The eight best picture nominees for the 88th Academy Awards represent a range of genres and tone. One thing they all share is memorable scenes, the type that stay with you long after you see the film.
"The Big Short": Throughout the film, Steve Carell's Mark Baum curses the injustices of the world as the volatile stock market wreaks havoc on his multimillion-dollar bet against real estate. Carell's tightly wound performance provides heart-pounding tension even though we're well aware of the ultimate outcome. An early scene illustrates just how angry (and possibly unhinged) Mr. Baum is.

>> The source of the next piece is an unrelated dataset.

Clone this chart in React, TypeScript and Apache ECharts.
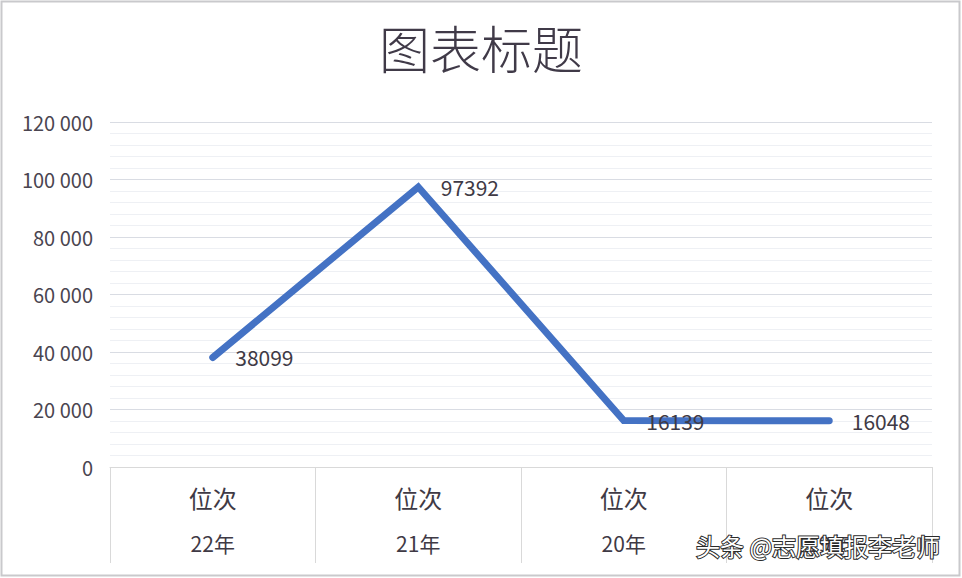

"Bridge of Spies": Tom Hanks' attorney-turned-diplomatic-emissary Jim Donovan explains the "rule book" to Scott Shepherd's smug CIA agent. It's a civics lesson, a character-defining moment and great example of what makes Tom Hanks so gosh-darned Tom Hanks. Watch director Steven Spielberg's camera creep in as Donovan verbally smacks the grin off Hoffman's face.
Brooklyn: In a film that wields emotion without becoming sentimental, Saoirse Ronan plays an intelligent and perceptive young woman dealing with a series of heartbreaks and life-altering choices. In this scene, she returns to Ireland and is quietly reminded of its beauty and quietude.
"Mad Max: Fury Road": While the movie feels like one nonstop adrenaline-fueled chase scene featuring war rigs, motorcycles and vehicles of the apocalypse, the knockdown, drag-out fight between Tom Hardy's Max and Charlize Theron's Furiosa is riveting. Director George Miller and editor Margaret Sixel's brutal slam cuts show just how resilient these two survivors really are.
"The Martian": Much has been made of the film's inclusion and victory in the Golden Globes comedy category, but it does have some seriously funny moments. Here, Jet Propulsion Laboratory astrodynamicist Donald Glover animatedly explains his idea to slingshot the Ares III crew back toward Mars in order to bring astronaut Matt Damon home, all the while blissfully unaware that Jeff Daniels, whose pen he borrows for the demo, is actually the head of NASA. Even after he tells him.
"The Revenant": The bear attack is getting much of the attention, but director Alejandro G. Iñárritu and cinematographer Emmanuel Lubezki's battle sequences are sights to behold. The opening challenges "Saving Private Ryan" for sheer brutality, but this later escape scene breathes the same type of energy into the proceedings.
"Room": Under excruciatingly intimate, claustrophobic circumstances, this drama turns on the relationship between mother and son. The heartbreaking moment when Brie Larson's Ma explains to young Jack that there really is a world outside spins the film in a whole new direction.
"Spotlight": The film has been described as a journalism procedural, but it is unexpectedly intense and thrilling in its depiction of the Boston Globe editors and reporters chasing the big story. In this scene, Mark Ruffalo's Mike Rezendes goes head-to-head with his editor, Walter "Robby" Robinson, played by Michael Keaton.